» What you are asked to do
Copy nothing but the text: reproduce each line of the listing exactly and leave the pictures out.

» Provided data

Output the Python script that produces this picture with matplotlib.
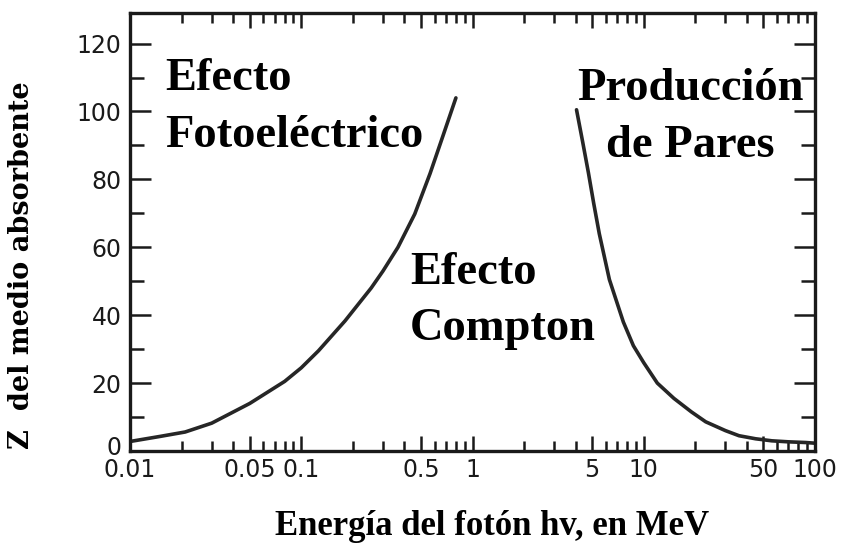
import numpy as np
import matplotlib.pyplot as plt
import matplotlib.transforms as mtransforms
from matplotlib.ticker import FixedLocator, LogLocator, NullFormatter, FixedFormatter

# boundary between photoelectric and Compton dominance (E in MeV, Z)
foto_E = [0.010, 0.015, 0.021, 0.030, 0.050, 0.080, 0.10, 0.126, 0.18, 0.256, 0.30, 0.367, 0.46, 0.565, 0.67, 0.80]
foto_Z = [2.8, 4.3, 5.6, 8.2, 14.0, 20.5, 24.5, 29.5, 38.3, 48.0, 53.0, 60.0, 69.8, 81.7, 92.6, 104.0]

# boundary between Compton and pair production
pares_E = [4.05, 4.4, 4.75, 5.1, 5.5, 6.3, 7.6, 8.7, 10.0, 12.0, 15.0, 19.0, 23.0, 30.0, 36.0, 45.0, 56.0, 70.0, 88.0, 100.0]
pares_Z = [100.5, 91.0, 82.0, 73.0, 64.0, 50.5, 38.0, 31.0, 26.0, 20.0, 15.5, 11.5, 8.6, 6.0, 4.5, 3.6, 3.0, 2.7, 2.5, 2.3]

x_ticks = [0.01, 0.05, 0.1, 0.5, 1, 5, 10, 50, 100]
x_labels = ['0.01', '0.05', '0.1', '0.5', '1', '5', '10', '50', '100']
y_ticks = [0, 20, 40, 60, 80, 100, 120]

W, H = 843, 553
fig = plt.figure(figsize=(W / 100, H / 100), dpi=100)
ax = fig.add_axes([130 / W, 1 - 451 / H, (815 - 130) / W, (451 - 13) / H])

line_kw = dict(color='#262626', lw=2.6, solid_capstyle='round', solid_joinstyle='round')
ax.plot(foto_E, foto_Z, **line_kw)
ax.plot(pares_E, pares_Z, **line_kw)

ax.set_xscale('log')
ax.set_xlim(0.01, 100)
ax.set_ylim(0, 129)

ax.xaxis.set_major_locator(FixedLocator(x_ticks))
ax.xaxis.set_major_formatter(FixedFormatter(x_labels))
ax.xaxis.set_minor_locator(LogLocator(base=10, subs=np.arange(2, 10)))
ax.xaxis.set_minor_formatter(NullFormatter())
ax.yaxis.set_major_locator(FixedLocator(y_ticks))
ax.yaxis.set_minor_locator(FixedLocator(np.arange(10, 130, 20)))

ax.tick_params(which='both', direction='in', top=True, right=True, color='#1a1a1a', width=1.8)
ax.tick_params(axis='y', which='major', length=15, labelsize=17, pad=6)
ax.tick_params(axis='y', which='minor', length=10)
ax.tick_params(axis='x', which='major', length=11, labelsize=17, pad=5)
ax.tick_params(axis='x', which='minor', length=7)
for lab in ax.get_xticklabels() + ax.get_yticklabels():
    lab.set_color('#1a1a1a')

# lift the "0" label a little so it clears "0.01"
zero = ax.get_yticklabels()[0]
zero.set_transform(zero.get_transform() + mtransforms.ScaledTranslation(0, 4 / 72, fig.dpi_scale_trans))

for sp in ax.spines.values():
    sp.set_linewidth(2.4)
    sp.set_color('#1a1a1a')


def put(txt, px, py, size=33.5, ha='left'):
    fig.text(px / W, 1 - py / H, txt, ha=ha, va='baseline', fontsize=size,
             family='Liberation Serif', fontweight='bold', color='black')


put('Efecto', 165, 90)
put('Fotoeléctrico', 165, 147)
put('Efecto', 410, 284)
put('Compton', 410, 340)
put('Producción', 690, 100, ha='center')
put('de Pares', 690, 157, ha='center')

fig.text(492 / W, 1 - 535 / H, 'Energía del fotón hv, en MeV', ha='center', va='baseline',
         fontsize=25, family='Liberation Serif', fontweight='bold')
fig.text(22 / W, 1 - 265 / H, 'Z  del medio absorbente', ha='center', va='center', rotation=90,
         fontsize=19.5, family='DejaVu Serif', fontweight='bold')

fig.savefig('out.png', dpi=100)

» Task solution
Output the Python script that produces this picture with matplotlib.
import numpy as np
import matplotlib.pyplot as plt
import matplotlib.transforms as mtransforms
from matplotlib.ticker import FixedLocator, LogLocator, NullFormatter, FixedFormatter

# boundary between photoelectric and Compton dominance (E in MeV, Z)
foto_E = [0.010, 0.015, 0.021, 0.030, 0.050, 0.080, 0.10, 0.126, 0.18, 0.256, 0.30, 0.367, 0.46, 0.565, 0.67, 0.80]
foto_Z = [2.8, 4.3, 5.6, 8.2, 14.0, 20.5, 24.5, 29.5, 38.3, 48.0, 53.0, 60.0, 69.8, 81.7, 92.6, 104.0]

# boundary between Compton and pair production
pares_E = [4.05, 4.4, 4.75, 5.1, 5.5, 6.3, 7.6, 8.7, 10.0, 12.0, 15.0, 19.0, 23.0, 30.0, 36.0, 45.0, 56.0, 70.0, 88.0, 100.0]
pares_Z = [100.5, 91.0, 82.0, 73.0, 64.0, 50.5, 38.0, 31.0, 26.0, 20.0, 15.5, 11.5, 8.6, 6.0, 4.5, 3.6, 3.0, 2.7, 2.5, 2.3]

x_ticks = [0.01, 0.05, 0.1, 0.5, 1, 5, 10, 50, 100]
x_labels = ['0.01', '0.05', '0.1', '0.5', '1', '5', '10', '50', '100']
y_ticks = [0, 20, 40, 60, 80, 100, 120]

W, H = 843, 553
fig = plt.figure(figsize=(W / 100, H / 100), dpi=100)
ax = fig.add_axes([130 / W, 1 - 451 / H, (815 - 130) / W, (451 - 13) / H])

line_kw = dict(color='#262626', lw=2.6, solid_capstyle='round', solid_joinstyle='round')
ax.plot(foto_E, foto_Z, **line_kw)
ax.plot(pares_E, pares_Z, **line_kw)

ax.set_xscale('log')
ax.set_xlim(0.01, 100)
ax.set_ylim(0, 129)

ax.xaxis.set_major_locator(FixedLocator(x_ticks))
ax.xaxis.set_major_formatter(FixedFormatter(x_labels))
ax.xaxis.set_minor_locator(LogLocator(base=10, subs=np.arange(2, 10)))
ax.xaxis.set_minor_formatter(NullFormatter())
ax.yaxis.set_major_locator(FixedLocator(y_ticks))
ax.yaxis.set_minor_locator(FixedLocator(np.arange(10, 130, 20)))

ax.tick_params(which='both', direction='in', top=True, right=True, color='#1a1a1a', width=1.8)
ax.tick_params(axis='y', which='major', length=15, labelsize=17, pad=6)
ax.tick_params(axis='y', which='minor', length=10)
ax.tick_params(axis='x', which='major', length=11, labelsize=17, pad=5)
ax.tick_params(axis='x', which='minor', length=7)
for lab in ax.get_xticklabels() + ax.get_yticklabels():
    lab.set_color('#1a1a1a')

# lift the "0" label a little so it clears "0.01"
zero = ax.get_yticklabels()[0]
zero.set_transform(zero.get_transform() + mtransforms.ScaledTranslation(0, 4 / 72, fig.dpi_scale_trans))

for sp in ax.spines.values():
    sp.set_linewidth(2.4)
    sp.set_color('#1a1a1a')


def put(txt, px, py, size=33.5, ha='left'):
    fig.text(px / W, 1 - py / H, txt, ha=ha, va='baseline', fontsize=size,
             family='Liberation Serif', fontweight='bold', color='black')


put('Efecto', 165, 90)
put('Fotoeléctrico', 165, 147)
put('Efecto', 410, 284)
put('Compton', 410, 340)
put('Producción', 690, 100, ha='center')
put('de Pares', 690, 157, ha='center')

fig.text(492 / W, 1 - 535 / H, 'Energía del fotón hv, en MeV', ha='center', va='baseline',
         fontsize=25, family='Liberation Serif', fontweight='bold')
fig.text(22 / W, 1 - 265 / H, 'Z  del medio absorbente', ha='center', va='center', rotation=90,
         fontsize=19.5, family='DejaVu Serif', fontweight='bold')

fig.savefig('out.png', dpi=100)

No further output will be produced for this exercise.